YOUR INSTRUCTIONS: The lines to extract run from the first line of the material below to the line containing "ax.text(300, 0.14, 'Tholeiitic", both included; leave the pictures behind.

RECORDED INFORMATION:
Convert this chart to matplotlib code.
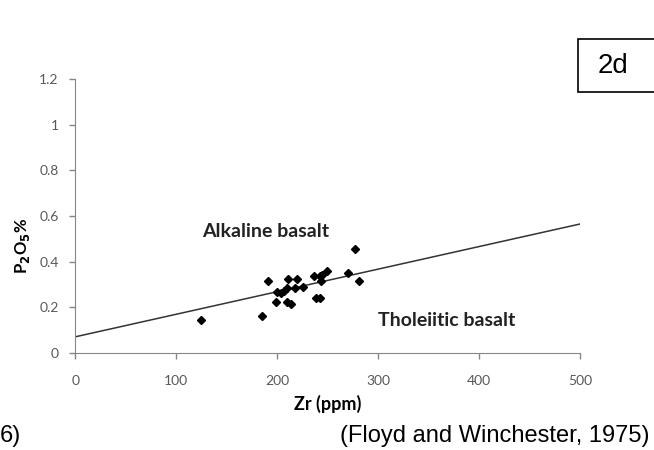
import matplotlib
matplotlib.use("Agg")
from matplotlib import pyplot as plt
from matplotlib.patches import Rectangle

# Zr (ppm) vs P2O5 (%) samples
zr = [125, 185, 191, 199, 200, 204, 207, 210, 211, 210, 214, 218,
      220, 226, 236, 242, 244, 249, 243, 238, 242, 270, 277, 281]
p2o5 = [0.145, 0.162, 0.313, 0.222, 0.268, 0.262, 0.27, 0.283, 0.325, 0.222, 0.216, 0.283,
        0.325, 0.29, 0.335, 0.335, 0.342, 0.36, 0.313, 0.24, 0.24, 0.352, 0.455, 0.313]

# discrimination line (Floyd and Winchester, 1975)
line_zr = [0, 500]
line_p = [0.07, 0.565]

xticks = [0, 100, 200, 300, 400, 500]
yticks = [0, 0.2, 0.4, 0.6, 0.8, 1, 1.2]
yticklabels = ['0', '0.2', '0.4', '0.6', '0.8', '1', '1.2']

plt.rcParams['font.family'] = ['Lato', 'DejaVu Sans']

fig = plt.figure(figsize=(6.54, 4.5), dpi=100)
ax = fig.add_axes([0.115, 0.216, 0.772, 0.608])

ax.plot(line_zr, line_p, color='#333333', lw=1.1)
ax.plot(zr, p2o5, 'D', color='black', markersize=4.2, ls='none')

ax.set_xlim(0, 500)
ax.set_ylim(0, 1.2)
ax.set_xticks(xticks)
ax.set_yticks(yticks)
ax.set_yticklabels(yticklabels)
ax.tick_params(colors='#868686', labelcolor='#595959', labelsize=10, length=4, width=1)
ax.tick_params(axis='x', pad=12)
ax.tick_params(axis='y', pad=8)
for s in ['top', 'right']:
    ax.spines[s].set_visible(False)
for s in ['left', 'bottom']:
    ax.spines[s].set_color('#868686')

ax.set_xlabel('Zr (ppm)', fontsize=13, fontweight='bold', labelpad=6)
ax.set_ylabel('P$_\\mathbf{2}$O$_\\mathbf{5}$%', fontsize=12, fontweight='bold')
ax.yaxis.set_label_coords(-0.085, 0.39)

ax.text(126, 0.53, 'Alkaline basalt', fontsize=14, fontweight='bold', va='center', color='#222222')
ax.text(300, 0.14, 'Tholeiitic basalt', fontsize=14, fontweight='bold', va='center', color='#222222')

# panel tag box, running off the right edge
fig.patches.append(Rectangle((0.884, 0.796), 0.2, 0.118, transform=fig.transFigure,
                             fc='white', ec='black', lw=1.2, clip_on=False))
fig.text(0.937, 0.853, '2d', fontsize=20, family='Liberation Sans', ha='center', va='center')

# caption line, cut by the bottom edge as in the source scan
fig.text(0.0, 0.055, '6)', fontsize=17, family='Liberation Sans', va='top')
fig.text(0.52, 0.055, '(Floyd and Winchester, 1975)', fontsize=17, family='Liberation Sans',
         va='top')

fig.savefig('out.png', dpi=100)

EXERCISE SOLUTION:
Convert this chart to matplotlib code.
import matplotlib
matplotlib.use("Agg")
from matplotlib import pyplot as plt
from matplotlib.patches import Rectangle

# Zr (ppm) vs P2O5 (%) samples
zr = [125, 185, 191, 199, 200, 204, 207, 210, 211, 210, 214, 218,
      220, 226, 236, 242, 244, 249, 243, 238, 242, 270, 277, 281]
p2o5 = [0.145, 0.162, 0.313, 0.222, 0.268, 0.262, 0.27, 0.283, 0.325, 0.222, 0.216, 0.283,
        0.325, 0.29, 0.335, 0.335, 0.342, 0.36, 0.313, 0.24, 0.24, 0.352, 0.455, 0.313]

# discrimination line (Floyd and Winchester, 1975)
line_zr = [0, 500]
line_p = [0.07, 0.565]

xticks = [0, 100, 200, 300, 400, 500]
yticks = [0, 0.2, 0.4, 0.6, 0.8, 1, 1.2]
yticklabels = ['0', '0.2', '0.4', '0.6', '0.8', '1', '1.2']

plt.rcParams['font.family'] = ['Lato', 'DejaVu Sans']

fig = plt.figure(figsize=(6.54, 4.5), dpi=100)
ax = fig.add_axes([0.115, 0.216, 0.772, 0.608])

ax.plot(line_zr, line_p, color='#333333', lw=1.1)
ax.plot(zr, p2o5, 'D', color='black', markersize=4.2, ls='none')

ax.set_xlim(0, 500)
ax.set_ylim(0, 1.2)
ax.set_xticks(xticks)
ax.set_yticks(yticks)
ax.set_yticklabels(yticklabels)
ax.tick_params(colors='#868686', labelcolor='#595959', labelsize=10, length=4, width=1)
ax.tick_params(axis='x', pad=12)
ax.tick_params(axis='y', pad=8)
for s in ['top', 'right']:
    ax.spines[s].set_visible(False)
for s in ['left', 'bottom']:
    ax.spines[s].set_color('#868686')

ax.set_xlabel('Zr (ppm)', fontsize=13, fontweight='bold', labelpad=6)
ax.set_ylabel('P$_\\mathbf{2}$O$_\\mathbf{5}$%', fontsize=12, fontweight='bold')
ax.yaxis.set_label_coords(-0.085, 0.39)

ax.text(126, 0.53, 'Alkaline basalt', fontsize=14, fontweight='bold', va='center', color='#222222')
ax.text(300, 0.14, 'Tholeiitic basalt', fontsize=14, fontweight='bold', va='center', color='#222222')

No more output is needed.